Warrants are securities issued by a company (often an investment trust) which give their owners the right to purchase shares in the company at a specific price at a future date. The warrants are tradable in their own right, and their value will go up and down as the price of the shares to which they relate goes up and down. e.g.
- Goodco issues new shares at 50p each. At the same time it gives shareholders warrants entitling them to buy shares at 100p at any time until 1st January 2005.
Warrants have no right to dividends and no voting rights, so their value is tied entirely to the relationship between their exercise price and the share price of the company. If the share price is below the exercise price, the warrants are said to be 'out of the money' and they are worthless. If the share price rises above the exercise price, they are 'in the money' and worth something. e.g.
- Goodco's share price rises to 150p. The intrinsic value of the warrants is now 50p (150p less 100p)
Note that one of the features of warrants is 'gearing'. This means that a small rise in the price of the share price results in a large rise in the value of the warrants, and a fall in the share price has an equally dramatic downward effect on the value of the warrant. e.g.

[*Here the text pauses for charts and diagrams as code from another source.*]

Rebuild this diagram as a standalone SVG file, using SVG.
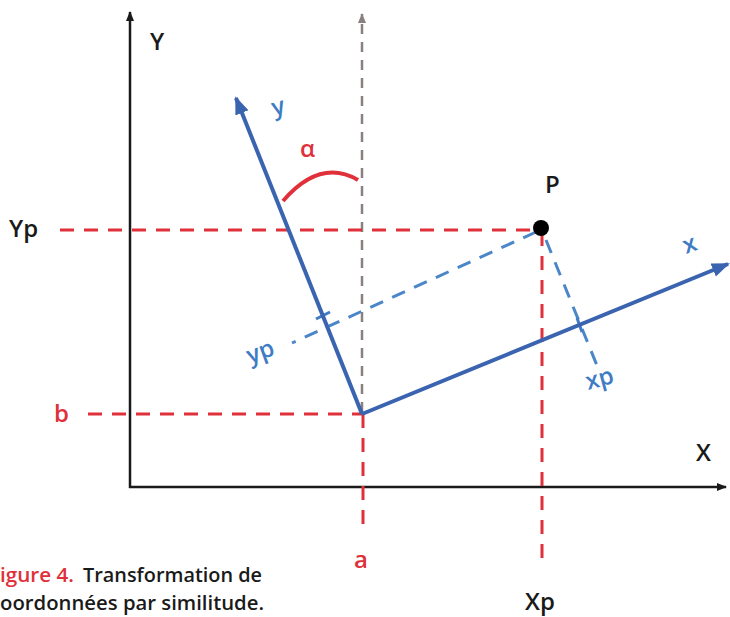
<svg xmlns="http://www.w3.org/2000/svg" width="730" height="617" viewBox="0 0 730 617">
<defs>
<style>
.lbl{font-family:"Open Sans","Liberation Sans",sans-serif;font-size:24px;font-weight:600;}
.blk{fill:#1a1a1a;}
.red{fill:#e0303a;}
.blu{fill:#3f7cc4;}
.cap{font-family:"Open Sans","Liberation Sans",sans-serif;font-size:20px;font-weight:600;}
.axis{stroke:#1a1a1a;stroke-width:2.5;fill:none;}
.rdash{stroke:#e0303a;stroke-width:3;stroke-dasharray:14 10;fill:none;}
.gdash{stroke:#8a8080;stroke-width:2.5;stroke-dasharray:10 8;fill:none;}
.bdash{stroke:#4a86c8;stroke-width:3;stroke-dasharray:14 10;fill:none;}
.baxis{stroke:#3a63b0;stroke-width:4;fill:none;}
</style>
<marker id="ab" markerWidth="10" markerHeight="10" refX="9" refY="5" orient="auto" markerUnits="userSpaceOnUse"><path d="M0,1 L10,5 L0,9 Z" fill="#1a1a1a"/></marker>
<marker id="ag" markerWidth="10" markerHeight="10" refX="9" refY="5" orient="auto" markerUnits="userSpaceOnUse"><path d="M0,1 L10,5 L0,9 Z" fill="#8a8080"/></marker>
<marker id="abl" markerWidth="18" markerHeight="16" refX="16" refY="8" orient="auto" markerUnits="userSpaceOnUse"><path d="M0,1 L18,8 L0,15 Z" fill="#3a63b0"/></marker>
</defs>
<rect width="730" height="617" fill="#ffffff"/>
<g id="connectors">
<line class="axis" x1="130" y1="488" x2="130" y2="12" marker-end="url(#ab)"/>
<line class="axis" x1="129" y1="487" x2="726" y2="487" marker-end="url(#ab)"/>
<line class="gdash" x1="362" y1="412" x2="362" y2="14" marker-end="url(#ag)"/>
<line class="rdash" x1="88" y1="414" x2="362" y2="414"/>
<line class="rdash" x1="363" y1="414" x2="363" y2="532"/>
<line class="rdash" x1="60" y1="230" x2="540" y2="230"/>
<line class="rdash" x1="542" y1="232" x2="542" y2="564"/>
<line class="bdash" x1="536" y1="232" x2="292" y2="343"/>
<line class="bdash" x1="546" y1="240" x2="598" y2="368"/>
<line stroke="#3f7cc4" stroke-width="3" x1="316" y1="319" x2="330" y2="312"/>
<line stroke="#3f7cc4" stroke-width="3" x1="577" y1="318" x2="582" y2="332"/>
<line class="baxis" x1="362" y1="414" x2="236" y2="98" marker-end="url(#abl)"/>
<line class="baxis" x1="362" y1="414" x2="728" y2="264" marker-end="url(#abl)"/>
<path d="M283,201 Q320,158 358,180" stroke="#e0303a" stroke-width="4" fill="none"/>
</g>
<g id="axis-Y"><text class="lbl blk" x="150" y="50">Y</text></g>
<g id="axis-X"><text class="lbl blk" x="696" y="461">X</text></g>
<g id="label-Yp"><text class="lbl blk" x="9" y="237">Yp</text></g>
<g id="label-b"><text class="lbl red" x="54" y="422">b</text></g>
<g id="label-a"><text class="lbl red" x="354" y="568">a</text></g>
<g id="label-Xp"><text class="lbl blk" x="525" y="610">Xp</text></g>
<g id="point-P"><circle cx="541" cy="228" r="8" fill="#000"/><text class="lbl blk" x="545" y="193">P</text></g>
<g id="label-alpha"><text class="lbl red" x="300" y="157" font-size="26">α</text></g>
<g id="label-y"><text class="lbl blu" x="0" y="0" transform="translate(274,116) rotate(-15)">y</text></g>
<g id="label-x"><text class="lbl blu" x="0" y="0" transform="translate(686,254) rotate(-20)">x</text></g>
<g id="label-yp"><text class="lbl blu" x="0" y="0" transform="translate(250,364) rotate(-20)">yp</text></g>
<g id="label-xp"><text class="lbl blu" x="0" y="0" transform="translate(588,390) rotate(-15)">xp</text></g>
<g id="caption">
<text class="cap red" x="0" y="582" textLength="74" lengthAdjust="spacingAndGlyphs">igure 4.</text>
<text class="cap blk" x="83" y="582" textLength="179" lengthAdjust="spacingAndGlyphs">Transformation de</text>
<text class="cap blk" x="0" y="610" textLength="264" lengthAdjust="spacingAndGlyphs">oordonnées par similitude.</text>
</g>
</svg>
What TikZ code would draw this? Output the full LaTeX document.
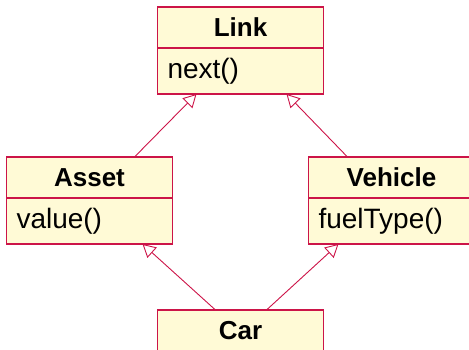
\documentclass[tikz,border=0pt]{standalone}
\usepackage{fontspec}
\setmainfont{Liberation Sans}
\usetikzlibrary{arrows.meta, positioning}

\definecolor{borde}{RGB}{204,20,72}
\definecolor{relleno}{RGB}{255,250,214}

\begin{document}
\begin{tikzpicture}[auto, x=1pt, y=1pt, >={Triangle[open, length=13pt, width=14pt]}]
        % Estilos para las clases y la herencia
        \tikzstyle{titulo} = [draw=borde, fill=relleno, line width=1.2pt, rectangle, outer sep=0pt, minimum width=166pt, minimum height=41pt, inner sep=0pt, font=\fontsize{26}{30}\selectfont\bfseries]
        \tikzstyle{metodos} = [draw=borde, fill=relleno, line width=1.2pt, rectangle, outer sep=0pt, minimum height=46pt, inner xsep=10pt, inner ysep=0pt, text width=146pt, align=left, font=\fontsize{28}{32}\selectfont]
        \tikzstyle{herencia} = [draw=borde, line width=0.9pt, ->]

        \useasboundingbox (0,0) rectangle (469,-350);

        % Nodes
        \node [titulo] at (240.5,-27.5) (link) {Link};
        \node [metodos, below=0pt of link] (linkOps) {next()};
        \node [titulo, on grid, below left=150pt and 151pt of link] (asset) {Asset};
        \node [metodos, below=0pt of asset] (assetOps) {value()};
        \node [titulo, on grid, below right=150pt and 151pt of link] (vehicle) {Vehicle};
        \node [metodos, below=0pt of vehicle] (vehicleOps) {fuelType()};
        \node [titulo, on grid, below=303pt of link] (car) {Car};

        % Lines
        \draw [herencia] ([xshift=45pt]asset.north) -- ([xshift=-44pt]linkOps.south);
        \draw [herencia] ([xshift=-44pt]vehicle.north) -- ([xshift=46pt]linkOps.south);
        \draw [herencia] ([xshift=-25pt]car.north) -- ([xshift=53pt]assetOps.south);
        \draw [herencia] ([xshift=26pt]car.north) -- ([xshift=-53pt]vehicleOps.south);

\end{tikzpicture}
\end{document}
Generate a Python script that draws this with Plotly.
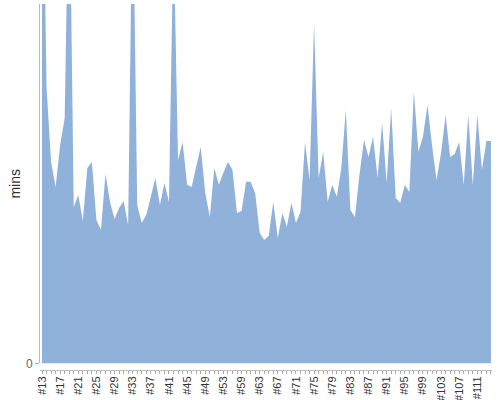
import plotly.graph_objects as go

categories = (["#%d" % n for n in range(13, 54)] + ["#54", "#56", "#57"]
              + ["#%d" % n for n in range(59, 115)])

mins = [97.3, 46.1, 33.6, 29.4, 36.4, 40.9, 85.6, 26.1, 28.1, 23.8,
        32.6, 33.6, 23.9, 22.3, 31.6, 26.9, 24.1, 25.9, 27.1, 23.1,
        82.3, 26.4, 23.4, 24.8, 27.8, 30.9, 26.4, 30.1, 26.9, 72.3,
        33.9, 36.9, 29.8, 29.4, 32.8, 36.1, 28.4, 24.4, 32.6, 29.8,
        31.8, 33.6, 32.3, 25.1, 25.4, 30.3, 30.3, 28.4, 21.8, 20.6,
        21.3, 26.9, 20.9, 25.1, 22.8, 26.8, 23.4, 25.3, 36.9, 30.6,
        56.8, 30.9, 35.3, 26.9, 29.8, 27.8, 32.6, 42.3, 25.6, 24.4,
        31.4, 37.3, 34.4, 37.8, 30.9, 40.1, 30.1, 42.6, 27.6, 26.8,
        29.8, 28.6, 45.3, 35.3, 37.8, 43.1, 36.4, 30.6, 35.1, 41.4,
        34.4, 34.9, 36.9, 29.8, 41.4, 29.8, 41.4, 32.3, 37.1, 37.1]

y_ticks = [0]
label_every = 4

idx = list(range(len(categories)))

fig = go.Figure(go.Scatter(
    x=idx, y=mins, mode="lines", fill="tozeroy",
    line=dict(width=0, color="#90B1DA"),
    fillcolor="#90B1DA", hoverinfo="skip"))

fig.update_layout(
    width=500, height=400,
    margin=dict(l=40, r=8, t=4, b=30, autoexpand=False),
    paper_bgcolor="white", plot_bgcolor="white",
    showlegend=False,
    font=dict(family="Liberation Sans, Arial, sans-serif", color="#333"),
    xaxis=dict(
        range=[-0.44, 99.23],
        anchor="free", position=0,
        automargin=False,
        tickmode="array",
        tickvals=idx[::label_every],
        ticktext=categories[::label_every],
        tickangle=-90,
        ticks="outside", ticklen=3, tickcolor="#aaa",
        ticklabelstandoff=-2,
        minor=dict(tickmode="array", tickvals=idx, ticks="outside",
                   ticklen=3, tickcolor="#aaa"),
        showline=True, linecolor="#bbb", linewidth=1,
        showgrid=False, zeroline=False,
        tickfont=dict(size=11, color="#333"),
    ),
    yaxis=dict(
        domain=[0.01776, 1],
        range=[0, 59.92],
        automargin=False,
        tickmode="array", tickvals=y_ticks,
        ticks="outside", ticklen=4, tickcolor="#aaa",
        showline=True, linecolor="#bbb", linewidth=1,
        showgrid=False, zeroline=False,
        tickfont=dict(size=12, color="#666"),
        title=dict(text="mins", font=dict(size=14, color="#333"), standoff=1),
    ),
)

fig.write_html("out.html", config={"displayModeBar": False},
               post_script="document.body.style.margin='0';")
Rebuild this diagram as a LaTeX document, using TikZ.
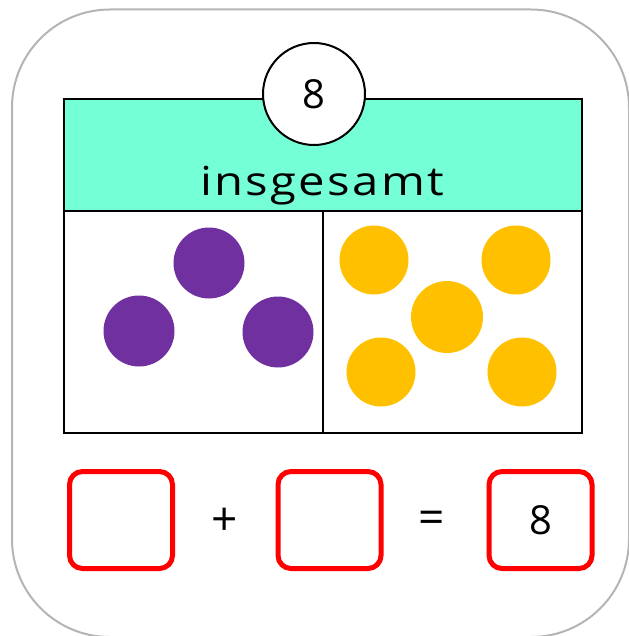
\documentclass[tikz,border=0pt]{standalone}
\usepackage{fontspec}
\setmainfont{Open Sans}
\definecolor{frame}{HTML}{B4B4B4}
\definecolor{aqua}{HTML}{75FFD6}
\definecolor{purp}{HTML}{7030A0}
\definecolor{yell}{HTML}{FFC000}
\definecolor{redbox}{HTML}{FF0000}
\begin{document}
\begin{tikzpicture}[x=1pt,y=-1pt,
  cell/.style={draw=black,line width=2pt},
  purpledot/.style={circle,fill=purp,inner sep=0pt,minimum size=71pt},
  yellowdot/.style={circle,fill=yell,inner sep=0pt,minimum size=69pt},
  answer/.style={draw=redbox,line width=5pt,rounded corners=13pt,minimum width=103pt,minimum height=97pt,inner sep=0pt,font=\fontsize{40}{44}\selectfont},
  sym/.style={font=\fontsize{46}{50}\selectfont,inner sep=0pt}]
\useasboundingbox (0,0) rectangle (628,636);
% outer frame
\draw[frame,line width=2pt,rounded corners=98pt] (12,9.5) rectangle (629,637);
% header
\draw[cell,fill=aqua] (64,99) rectangle (582,211);
\node[font=\fontsize{40}{44}\selectfont\addfontfeatures{LetterSpace=5},inner sep=0pt,anchor=base] (title) at (322,196) {\scalebox{1.18}[1]{insgesamt}};
% lower parts
\draw[cell] (64,211) rectangle (323,433);
\draw[cell] (323,211) rectangle (582,433);
% total circle
\node[circle,draw=black,line width=2pt,fill=white,minimum size=102pt,inner sep=0pt,font=\fontsize{40}{44}\selectfont] (total) at (314,94) {8};
% purple dots
\node[purpledot] (p1) at (139,331) {};
\node[purpledot] (p2) at (209,263) {};
\node[purpledot] (p3) at (278,332) {};
% yellow dots
\node[yellowdot] (y1) at (374,260) {};
\node[yellowdot] (y2) at (516,260) {};
\node[yellowdot,minimum size=72pt] (y3) at (447,317) {};
\node[yellowdot] (y4) at (381,372) {};
\node[yellowdot] (y5) at (522,372) {};
% equation
\node[answer] (a1) at (121,520) {};
\node[sym] (plus) at (225,522) {+};
\node[answer] (a2) at (329.5,520) {};
\node[sym] (eq) at (432,522) {=};
\node[answer] (a3) at (540.5,520) {8};
\end{tikzpicture}
\end{document}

- Goodco's share price rises 33 per cent from 150p to 200p. The intrinsic value of the warrant rises from 50p to 100p (a 100 per cent rise).
Note that the owner of a warrant does not have to buy the shares. He has a right, not an obligation. Note too that the value of a warrant can quite easily drop to zero (if the exercise price is higher than the share price) and that it will definitely be zero once the time for exercise has passed. So warrants are risky!